Monday 21 November 2011

More for the bankers



The Westminster coalition has revealed plans today to “assist” the flagging housing market by underwriting mortgages with £400 million of tax-payers’ money. While the finer details of the plan and whether it applies to Wales are yet to be revealed, the stated aim of the 'Get Britain Building' initiative is to reduce deposits for newly built homes.

No one can deny that the construction industry is in need of a boost. That message came loud and clear last week with the launch of the Wales Construction Federation Alliance in Cardiff Bay. Housing building is undoubtedly one of the best ways to stimulate an economy. The housing charity Shelter, amongst others, has shown that for every £1 of public money spent on house-building, the economy gets £3.50 back. There is a strong imperative to provide affordable housing in Wales where social housing is more scarce than in England.

However, the latest gimmick from the Con/Dems is an ill-thought out response to these challenges. The banks, propped up with tax-payers cash have carried on their 'business as usual' with the culture of excessive pay and bonuses persisting unhindered by the mistakes of the past. With a 100% guarantee applied to their lending decisions, isn't there a big risk of mistakes repeating themselves? It was irresponsible lending in the US sub-prime mortgage market that lit the touch paper for the casino capitalism bonfire of 2008 that is still raging today. How do we know that George Osborne won't sanction even more reckless borrowing with a cast-iron guarantee to mortgage lenders? As Mervyn King said in August 2008:

"We don’t guarantee lending to other forms of borrowing; we don’t guarantee lending to manufacturing borrowing...it would be a very dangerous move to move to a situation where the government saw its major role as guaranteeing lending...why should the taxpayer take on the risk of borrowing by individual borrowers some of whom are risky it’s the lenders who should take the risk. And what we saw in the first half of 2007 was that not enough attention was paid to monitoring the riskiness of that lending.”

Furthermore, wrapped up in today’s announcement is an offer of a heavy discount on council houses – worth up to 50 per cent – in a bid to persuade people to buy their homes. This will further exacerbate the scarcity of social housing and increase waiting lists. When little or no social housing building is taking place, this is an irresponsible and ideological move by the Con/Dem coalition. Thatcher’s right-to-buy scheme of the 1980s may have had its supporters but the heavy discounts, allied with a failure to replenish housing stock, laid the seeds for the shortage of social housing we have today.

We need a major social housing programme to provide the much-needed shot in the arm for the construction industry and to shorten the creaking housing waiting lists of local authorities across the UK. This would provide an asset for the public who will own the housing at the end of the investment. Under today's announced plans there will no tangible pay-back to the tax-payer. Mortgage lenders, bankers and private house builders will be the main beneficiaries.
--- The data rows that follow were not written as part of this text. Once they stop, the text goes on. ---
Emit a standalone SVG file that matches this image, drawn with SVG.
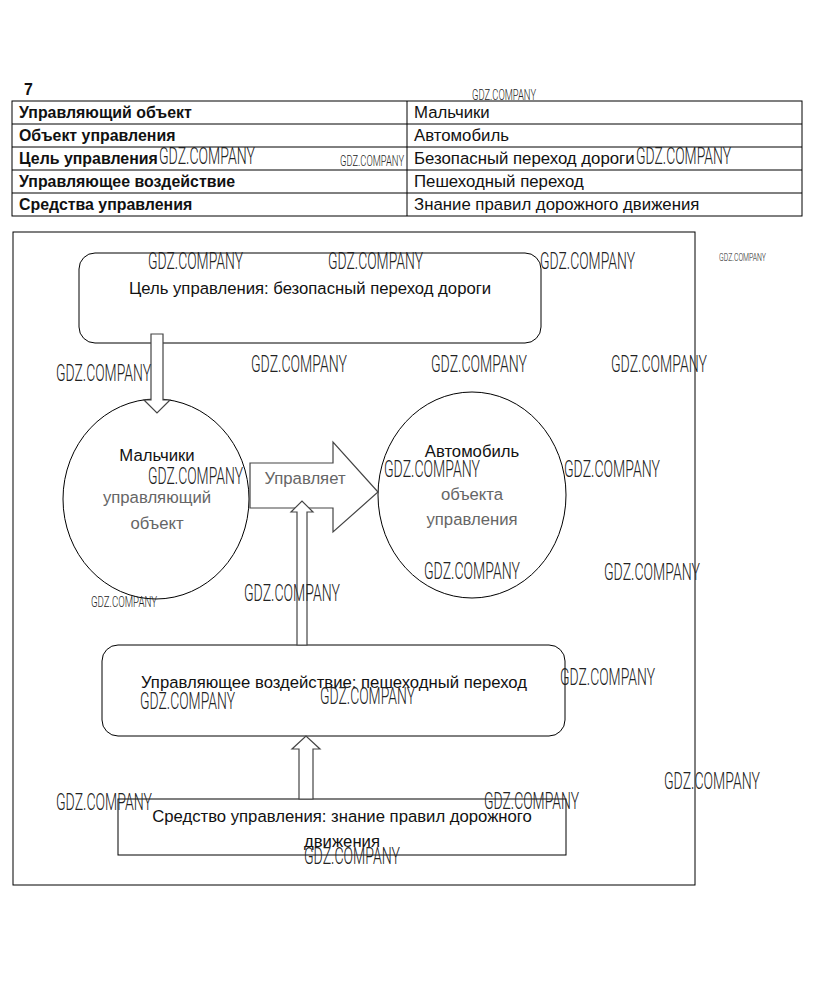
<svg xmlns="http://www.w3.org/2000/svg" width="823" height="1004" viewBox="0 0 823 1004">
<style>
.t{font-family:"Liberation Sans",Arial,sans-serif;font-size:16.8px;fill:#111}
.b{font-family:"Liberation Sans",Arial,sans-serif;font-size:15.9px;font-weight:bold;fill:#111}
.c{font-family:"Liberation Sans",Arial,sans-serif;font-size:16.7px;fill:#111;text-anchor:middle}
.f{fill:#666}
.ln{stroke:#000;stroke-width:1;fill:none}
.node{fill:#fff;stroke:#000;stroke-width:1}
.arr{fill:#fff;stroke:#444;stroke-width:1.2}
.w{font-family:Roboto,"Liberation Sans",sans-serif;font-weight:300;font-size:23px;fill:#222}
.ws{font-family:Roboto,"Liberation Sans",sans-serif;font-weight:300;font-size:15px;fill:#222}
.wt{font-family:Roboto,"Liberation Sans",sans-serif;font-weight:300;font-size:11px;fill:#222}
</style>
<rect width="823" height="1004" fill="#fff"/>
<text x="24" y="95" class="b">7</text>
<g id="table">
<rect x="12" y="101" width="790" height="115" class="ln"/>
<line x1="12" y1="124" x2="802" y2="124" class="ln"/>
<line x1="12" y1="147" x2="802" y2="147" class="ln"/>
<line x1="12" y1="170" x2="802" y2="170" class="ln"/>
<line x1="12" y1="193" x2="802" y2="193" class="ln"/>
<line x1="407" y1="101" x2="407" y2="216" class="ln"/>
<text x="19" y="118" class="b">Управляющий объект</text>
<text x="19" y="141" class="b">Объект управления</text>
<text x="19" y="164" class="b">Цель управления</text>
<text x="19" y="187" class="b">Управляющее воздействие</text>
<text x="19" y="210" class="b">Средства управления</text>
<text x="414" y="118" class="t">Мальчики</text>
<text x="414" y="141" class="t">Автомобиль</text>
<text x="414" y="164" class="t">Безопасный переход дороги</text>
<text x="414" y="187" class="t">Пешеходный переход</text>
<text x="414" y="210" class="t">Знание правил дорожного движения</text>
</g>
<rect id="frame" x="13" y="232" width="682" height="653" class="ln"/>
<g id="goal">
<rect x="79" y="253" width="462" height="90" rx="16" class="node"/>
<text x="310" y="294" class="c">Цель управления: безопасный переход дороги</text>
</g>
<g id="boy">
<ellipse cx="156" cy="499" rx="93" ry="100" class="node"/>
<text x="157" y="461" class="c">Мальчики</text>
<text x="157" y="503" class="c f">управляющий</text>
<text x="157" y="529" class="c f">объект</text>
</g>
<g id="car">
<ellipse cx="472" cy="495" rx="94" ry="103" class="node"/>
<text x="472" y="457" class="c">Автомобиль</text>
<text x="472" y="500" class="c f">объекта</text>
<text x="472" y="525" class="c f">управления</text>
</g>
<g id="action">
<rect x="102" y="645" width="463" height="91" rx="16" class="node"/>
<text x="334" y="688" class="c">Управляющее воздействие: пешеходный переход</text>
</g>
<g id="means">
<rect x="118" y="799" width="448" height="56" class="node"/>
<text x="342" y="822" class="c">Средство управления: знание правил дорожного</text>
<text x="342" y="847" class="c">движения</text>
</g>
<g id="connectors">
<polygon points="151,334 163,334 163,400 170,400 157,413 144,400 151,400" class="arr"/>
<polygon points="250,463 333,463 333,442 378,492 333,532 333,508 250,508" class="arr" stroke="#000" stroke-width="1"/>
<text x="305" y="484" class="c f">Управляет</text>
<polygon points="297,645 297,512 291,512 302,501 313,512 307,512 307,645" class="arr"/>
<polygon points="299,799 299,749 292,749 306,736 320,749 313,749 313,799" class="arr"/>
</g>
<g id="watermarks">
<text x="472" y="100" class="ws" textLength="64" lengthAdjust="spacingAndGlyphs">GDZ.COMPANY</text>
<text x="159" y="164" class="w" textLength="96" lengthAdjust="spacingAndGlyphs">GDZ.COMPANY</text>
<text x="340" y="166" class="ws" textLength="64" lengthAdjust="spacingAndGlyphs">GDZ.COMPANY</text>
<text x="636" y="164" class="w" textLength="95" lengthAdjust="spacingAndGlyphs">GDZ.COMPANY</text>
<text x="148" y="269" class="w" textLength="95" lengthAdjust="spacingAndGlyphs">GDZ.COMPANY</text>
<text x="328" y="269" class="w" textLength="95" lengthAdjust="spacingAndGlyphs">GDZ.COMPANY</text>
<text x="540" y="269" class="w" textLength="95" lengthAdjust="spacingAndGlyphs">GDZ.COMPANY</text>
<text x="719" y="261" class="wt" textLength="47" lengthAdjust="spacingAndGlyphs">GDZ.COMPANY</text>
<text x="56" y="381" class="w" textLength="95" lengthAdjust="spacingAndGlyphs">GDZ.COMPANY</text>
<text x="251" y="372" class="w" textLength="96" lengthAdjust="spacingAndGlyphs">GDZ.COMPANY</text>
<text x="431" y="372" class="w" textLength="96" lengthAdjust="spacingAndGlyphs">GDZ.COMPANY</text>
<text x="611" y="372" class="w" textLength="96" lengthAdjust="spacingAndGlyphs">GDZ.COMPANY</text>
<text x="148" y="484" class="w" textLength="95" lengthAdjust="spacingAndGlyphs">GDZ.COMPANY</text>
<text x="384" y="477" class="w" textLength="96" lengthAdjust="spacingAndGlyphs">GDZ.COMPANY</text>
<text x="564" y="477" class="w" textLength="96" lengthAdjust="spacingAndGlyphs">GDZ.COMPANY</text>
<text x="424" y="579" class="w" textLength="96" lengthAdjust="spacingAndGlyphs">GDZ.COMPANY</text>
<text x="604" y="580" class="w" textLength="96" lengthAdjust="spacingAndGlyphs">GDZ.COMPANY</text>
<text x="91" y="607" class="ws" textLength="66" lengthAdjust="spacingAndGlyphs">GDZ.COMPANY</text>
<text x="244" y="601" class="w" textLength="96" lengthAdjust="spacingAndGlyphs">GDZ.COMPANY</text>
<text x="560" y="685" class="w" textLength="95" lengthAdjust="spacingAndGlyphs">GDZ.COMPANY</text>
<text x="140" y="709" class="w" textLength="95" lengthAdjust="spacingAndGlyphs">GDZ.COMPANY</text>
<text x="320" y="704" class="w" textLength="95" lengthAdjust="spacingAndGlyphs">GDZ.COMPANY</text>
<text x="664" y="789" class="w" textLength="96" lengthAdjust="spacingAndGlyphs">GDZ.COMPANY</text>
<text x="56" y="810" class="w" textLength="96" lengthAdjust="spacingAndGlyphs">GDZ.COMPANY</text>
<text x="484" y="809" class="w" textLength="95" lengthAdjust="spacingAndGlyphs">GDZ.COMPANY</text>
<text x="304" y="864" class="w" textLength="96" lengthAdjust="spacingAndGlyphs">GDZ.COMPANY</text>
</g>
</svg>
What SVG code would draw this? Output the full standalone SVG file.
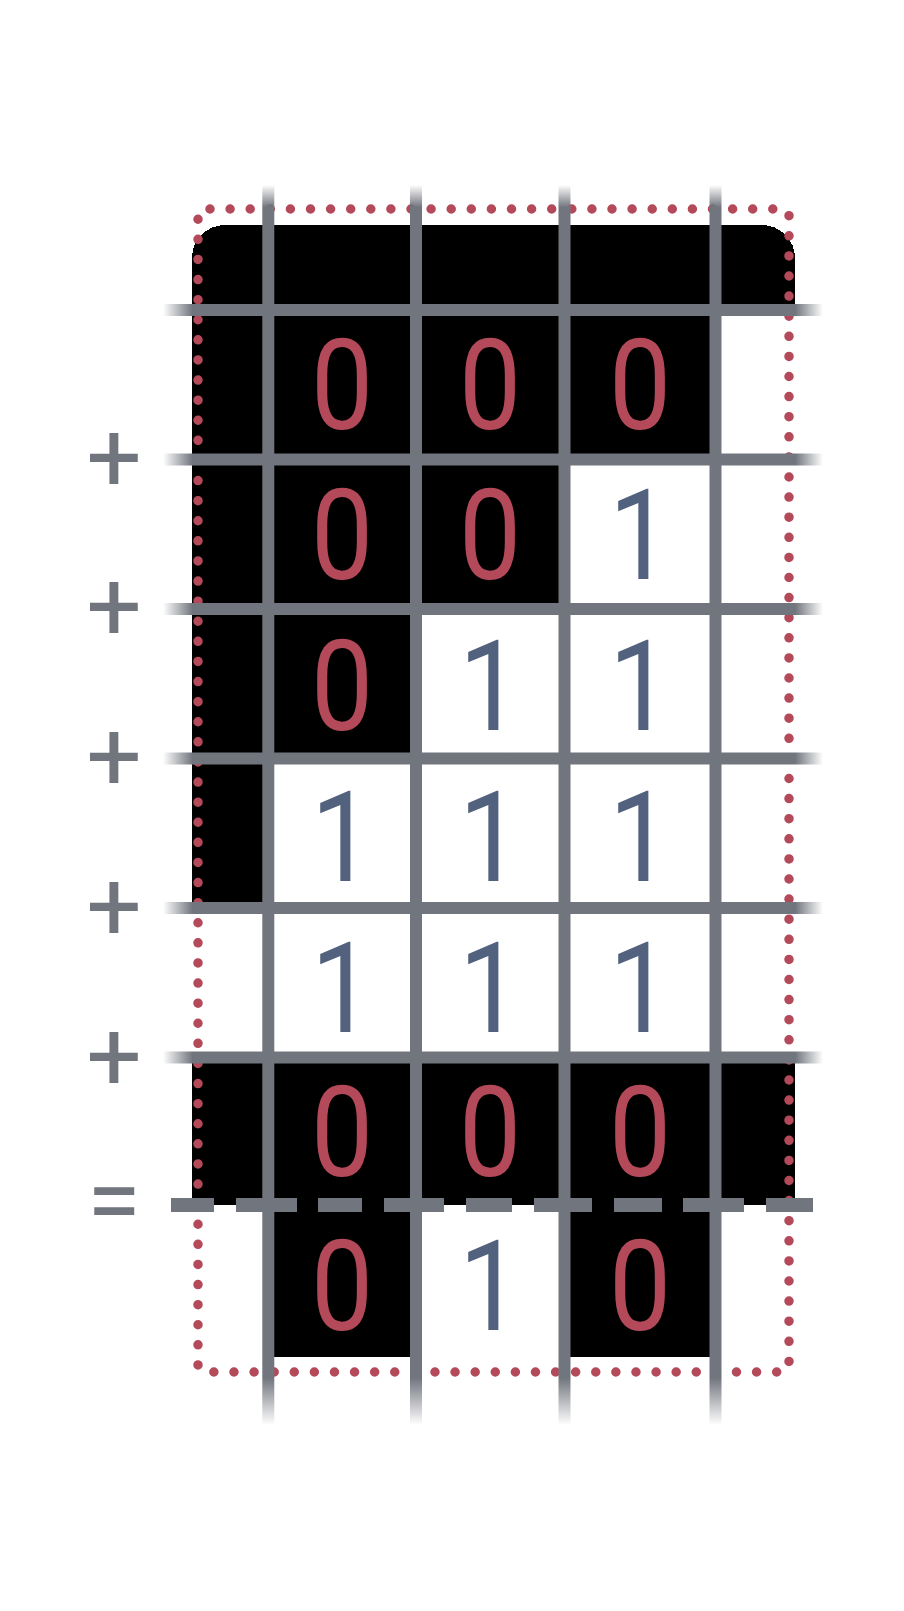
<svg xmlns="http://www.w3.org/2000/svg" width="904" height="1611" viewBox="0 0 904 1611">
  <style>
    .grid { stroke: url(#vfade); stroke-width: 12; fill: none; }
    .hgrid { stroke: url(#hfade); stroke-width: 12; fill: none; }
    .dash { stroke: #71757d; stroke-width: 14; fill: none; }
    .dots { fill: none; stroke: #b4495a; stroke-width: 9.5; stroke-linecap: round; stroke-dasharray: 0 20.1; stroke-dashoffset: -6; }
    .d { font-family: Roboto, "Noto Sans", sans-serif; font-size: 127px; text-anchor: middle; }
    .zero { fill: #b4495a; }
    .one { fill: #52617e; }
    .op { font-family: Roboto, "Noto Sans", sans-serif; font-size: 98px; text-anchor: middle; fill: #71757d; }
  </style>
  <defs>
    <linearGradient id="vfade" gradientUnits="userSpaceOnUse" x1="0" y1="185" x2="0" y2="1425">
      <stop offset="0" stop-color="#71757d" stop-opacity="0"/>
      <stop offset="0.018" stop-color="#71757d" stop-opacity="1"/>
      <stop offset="0.962" stop-color="#71757d" stop-opacity="1"/>
      <stop offset="1" stop-color="#71757d" stop-opacity="0"/>
    </linearGradient>
    <linearGradient id="hfade" gradientUnits="userSpaceOnUse" x1="163" y1="0" x2="823" y2="0">
      <stop offset="0" stop-color="#71757d" stop-opacity="0"/>
      <stop offset="0.045" stop-color="#71757d" stop-opacity="1"/>
      <stop offset="0.958" stop-color="#71757d" stop-opacity="1"/>
      <stop offset="1" stop-color="#71757d" stop-opacity="0"/>
    </linearGradient>
  </defs>
  <rect width="904" height="1611" fill="#ffffff"/>

  <g id="black-cells" fill="#000000" shape-rendering="crispEdges">
    <path d="M192,258 A33,33 0 0 1 225,225 L762,225 A33,33 0 0 1 795,258 L795,310 L715.5,310 L715.5,459.5 L564.5,459.5 L564.5,609 L416,609 L416,758.5 L268,758.5 L268,908 L192,908 Z"/>
    <rect x="192" y="1057.5" width="603" height="147.5"/>
    <rect x="268" y="1205" width="148" height="152"/>
    <rect x="564.5" y="1205" width="151" height="152"/>
  </g>

  <g id="border">
    <rect class="dots" x="198" y="209" width="591" height="1163" rx="6"/>
  </g>

  <g id="connectors">
    <path class="grid" d="M268.3,185V1425 M416,185V1425 M564.5,185V1425 M715.5,185V1425"/>
    <path class="hgrid" d="M163,310H823 M163,459.5H823 M163,609H823 M163,758.5H823 M163,908H823 M163,1057.5H823"/>
    <path class="dash" d="M171,1205H214 M236,1205H297 M318,1205H362 M384,1205H444 M466,1205H512 M534,1205H592 M614,1205H662 M683,1205H744 M766,1205H813"/>
  </g>

  <g id="row1" class="d">
    <text class="zero" transform="matrix(0.87 0 0 1 342 428.5)">0</text>
    <text class="zero" transform="matrix(0.87 0 0 1 490 428.5)">0</text>
    <text class="zero" transform="matrix(0.87 0 0 1 640 428.5)">0</text>
  </g>
  <g id="row2" class="d">
    <text class="zero" transform="matrix(0.87 0 0 1 342 579.3)">0</text>
    <text class="zero" transform="matrix(0.87 0 0 1 490 579.3)">0</text>
    <text class="one" transform="matrix(0.87 0 0 1 640 579.3)">1</text>
  </g>
  <g id="row3" class="d">
    <text class="zero" transform="matrix(0.87 0 0 1 342 730)">0</text>
    <text class="one" transform="matrix(0.87 0 0 1 490 730)">1</text>
    <text class="one" transform="matrix(0.87 0 0 1 640 730)">1</text>
  </g>
  <g id="row4" class="d">
    <text class="one" transform="matrix(0.87 0 0 1 342 881)">1</text>
    <text class="one" transform="matrix(0.87 0 0 1 490 881)">1</text>
    <text class="one" transform="matrix(0.87 0 0 1 640 881)">1</text>
  </g>
  <g id="row5" class="d">
    <text class="one" transform="matrix(0.87 0 0 1 342 1031.7)">1</text>
    <text class="one" transform="matrix(0.87 0 0 1 490 1031.7)">1</text>
    <text class="one" transform="matrix(0.87 0 0 1 640 1031.7)">1</text>
  </g>
  <g id="row6" class="d">
    <text class="zero" transform="matrix(0.87 0 0 1 342 1176)">0</text>
    <text class="zero" transform="matrix(0.87 0 0 1 490 1176)">0</text>
    <text class="zero" transform="matrix(0.87 0 0 1 640 1176)">0</text>
  </g>
  <g id="result" class="d">
    <text class="zero" transform="matrix(0.87 0 0 1 342 1330)">0</text>
    <text class="one" transform="matrix(0.87 0 0 1 490 1330)">1</text>
    <text class="zero" transform="matrix(0.87 0 0 1 640 1330)">0</text>
  </g>

  <g id="operators" class="op">
    <text x="114" y="491">+</text>
    <text x="114" y="640">+</text>
    <text x="114" y="790">+</text>
    <text x="114" y="940">+</text>
    <text x="114" y="1090">+</text>
    <text x="114" y="1234">=</text>
  </g>
</svg>
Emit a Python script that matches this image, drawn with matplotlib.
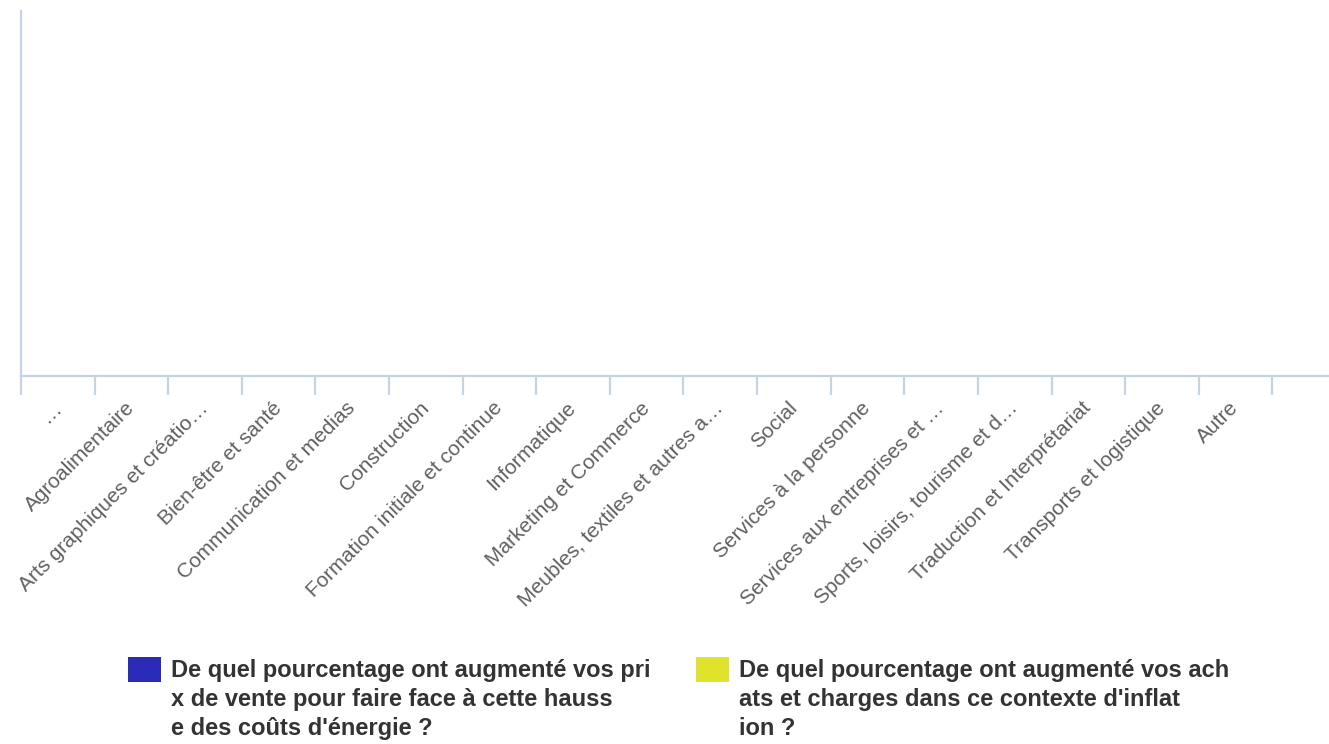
import matplotlib
matplotlib.use("Agg")
import matplotlib.pyplot as plt
from matplotlib.patches import Rectangle
import numpy as np

plt.rcParams['font.family'] = ['Liberation Sans', 'DejaVu Sans']

categories = ["…", "Agroalimentaire", "Arts graphiques et créatio…", "Bien-être et santé",
              "Communication et medias", "Construction", "Formation initiale et continue",
              "Informatique", "Marketing et Commerce", "Meubles, textiles et autres a…",
              "Social", "Services à la personne", "Services aux entreprises et …",
              "Sports, loisirs, tourisme et d…", "Traduction et Interprétariat",
              "Transports et logistique", "Autre"]
# no answers recorded in any sector: both series are empty
prix_vente = [0] * len(categories)
achats_charges = [0] * len(categories)
series_labels = ["De quel pourcentage ont augmenté vos pri\nx de vente pour faire face à cette hauss\ne des coûts d'énergie ?",
                 "De quel pourcentage ont augmenté vos ach\nats et charges dans ce contexte d'inflat\nion ?"]
series_colors = ["#2a2bb8", "#dfe32b"]

W, H = 1329, 744
fig = plt.figure(figsize=(W / 100, H / 100), dpi=100)
ax = fig.add_axes([21/W, 368/H, 1 - 21/W, 365/H])

x = np.arange(len(categories))
w = 0.35
b1 = ax.bar(x - w/2, prix_vente, w, color=series_colors[0], label=series_labels[0])
b2 = ax.bar(x + w/2, achats_charges, w, color=series_colors[1], label=series_labels[1])

ax.set_xlim(-0.5, 17.27)
ax.set_ylim(0, 1)

axis_col = "#c5d4e4"
for s in ["top", "right"]:
    ax.spines[s].set_visible(False)
ax.spines["left"].set_color(axis_col)
ax.spines["left"].set_linewidth(1.6)
ax.spines["bottom"].set_color(axis_col)
ax.spines["bottom"].set_linewidth(1.6)
ax.set_yticks([])

ax.set_xticks(np.arange(len(categories) + 1) - 0.5)
ax.set_xticklabels([])
ax.tick_params(axis="x", which="major", length=14, width=1.6, color=axis_col)
ax.set_xticks(x, minor=True)
ax.set_xticklabels(categories, minor=True, rotation=45, ha="right", va="center",
                   rotation_mode="anchor", fontsize=15, color="#606060")
ax.tick_params(axis="x", which="minor", length=0, pad=21)

# legend drawn by hand so the square sits on the first line of each wrapped label
legend_x = [128, 696]
for lx, lab, col in zip(legend_x, series_labels, series_colors):
    fig.add_artist(Rectangle((lx / W, 1 - 682 / H), 33 / W, 25 / H,
                             transform=fig.transFigure, color=col, lw=0))
    for i, line in enumerate(lab.split("\n")):
        fig.text((lx + 43) / W, 1 - (677 + 29 * i) / H, line, fontsize=17,
                 fontweight="bold", color="#333333", ha="left", va="baseline")

fig.savefig("out.png", dpi=100)
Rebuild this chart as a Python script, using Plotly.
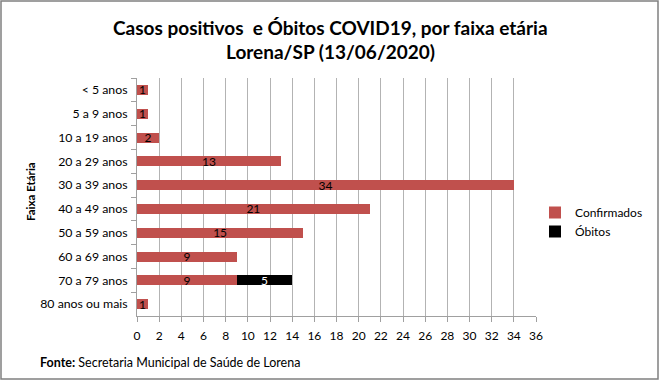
import plotly.graph_objects as go

categories = ["< 5 anos", "5 a 9 anos", "10 a 19 anos", "20 a 29 anos", "30 a 39 anos",
              "40 a 49 anos", "50 a 59 anos", "60 a 69 anos", "70 a 79 anos", "80 anos ou mais"]
confirmados = [1, 1, 2, 13, 34, 21, 15, 9, 9, 1]
obitos = [None, None, None, None, None, None, None, None, 5, None]
x_ticks = list(range(0, 37, 2))
title_lines = ["Casos positivos  e Óbitos COVID19, por faixa etária", "Lorena/SP (13/06/2020)"]

FONT = "Lato"
W, H = 660, 381
L, R, T, B = 137, 124, 78, 65
pw, ph = W - L - R, H - T - B

fig = go.Figure()
fig.add_trace(go.Bar(
    y=categories, x=confirmados, orientation="h", name="Confirmados",
    marker=dict(color="#C0504D", line=dict(width=0)),
    text=confirmados, textposition="inside", insidetextanchor="middle", textangle=0,
    constraintext="none", textfont=dict(color="black", size=12, family=FONT),
))
fig.add_trace(go.Bar(
    y=categories, x=obitos, orientation="h", name="Óbitos",
    marker=dict(color="black", line=dict(width=0)),
    text=[("" if v is None else v) for v in obitos], textposition="inside", textangle=0,
    insidetextanchor="middle", constraintext="none",
    textfont=dict(color="white", size=12, family=FONT),
))

def px(xp):
    return (xp - L) / pw

def py(yp):
    return (H - B - yp) / ph

fig.update_layout(
    width=W, height=H, barmode="stack", bargap=0.58,
    margin=dict(l=L, r=R, t=T, b=B, autoexpand=False),
    paper_bgcolor="white", plot_bgcolor="white",
    font=dict(family=FONT, size=11, color="black"),
    xaxis=dict(range=[0, 36], tickvals=x_ticks, showgrid=True, gridcolor="#B3B3B3",
               gridwidth=1, ticks="outside", ticklen=5, tickcolor="#A0A0A0",
               showline=True, linecolor="#A0A0A0", zeroline=False, ticklabelstandoff=4,
               tickfont=dict(size=12, family=FONT)),
    yaxis=dict(autorange="reversed", ticks="outside", tickson="boundaries", ticklen=5,
               tickcolor="#A0A0A0", showline=True, linecolor="#A0A0A0", ticklabelstandoff=6,
               tickfont=dict(size=12.3, family=FONT)),
    legend=dict(x=px(535), y=py(222), xanchor="left", yanchor="middle", traceorder="normal",
                font=dict(size=12, family=FONT), itemwidth=30, tracegroupgap=6,
                bgcolor="rgba(0,0,0,0)"),
    showlegend=True,
)

for i, (line, yp) in enumerate(zip(title_lines, [27, 52])):
    fig.add_annotation(text="<b>" + line + "</b>", xref="paper", yref="paper",
                       x=px(330), y=py(yp), xanchor="center", yanchor="middle",
                       showarrow=False, font=dict(size=19, family=FONT, color="black"))
fig.add_annotation(text="<b>Faixa Etária</b>", textangle=-90, xref="paper", yref="paper",
                   x=px(30), y=py(192), xanchor="center", yanchor="middle",
                   showarrow=False, font=dict(size=11.5, family=FONT))
fig.add_annotation(text="<b>Fonte:</b> Secretaria Municipal de Saúde de Lorena", xref="paper",
                   yref="paper", x=px(38), y=py(362), xanchor="left", yanchor="middle",
                   showarrow=False, font=dict(size=12.5, family=FONT))
fig.add_shape(type="rect", xref="paper", yref="paper", x0=px(1), x1=px(658), y0=py(379), y1=py(1),
              line=dict(color="#808080", width=1.5), layer="below")

fig.write_html("out.html", config={"displayModeBar": False},
               post_script="document.body.style.margin='0';")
The Westminster Coalition is keen to trumpet at every opportunity how their interest rates on borrowing are very low because of its austerity programme (or socially regressive and ideological war on the public sector and people on the lowest incomes, depending on how you look at it). Why not use these low borrowing rates to carry out a bold and ambitious social housing programme that will give people homes, jobs and help to build up the public asset base? The answer is ideological.

1 comment:

You mean there's more??? said...

I seem to remember that the director of housing in Pembrokshire produced a report suggesting there was a commercial case for the local authority to build social housing. It would pretty much pay for itself.

Of course profit is for the private sector and since no banks are lending no builders are building.

We have a house on our land we had thought of selling to clear the mortgage on the whole place.

Then I realised The rental value was over twice my mortgage and far more than a mortgage on the property would cost also.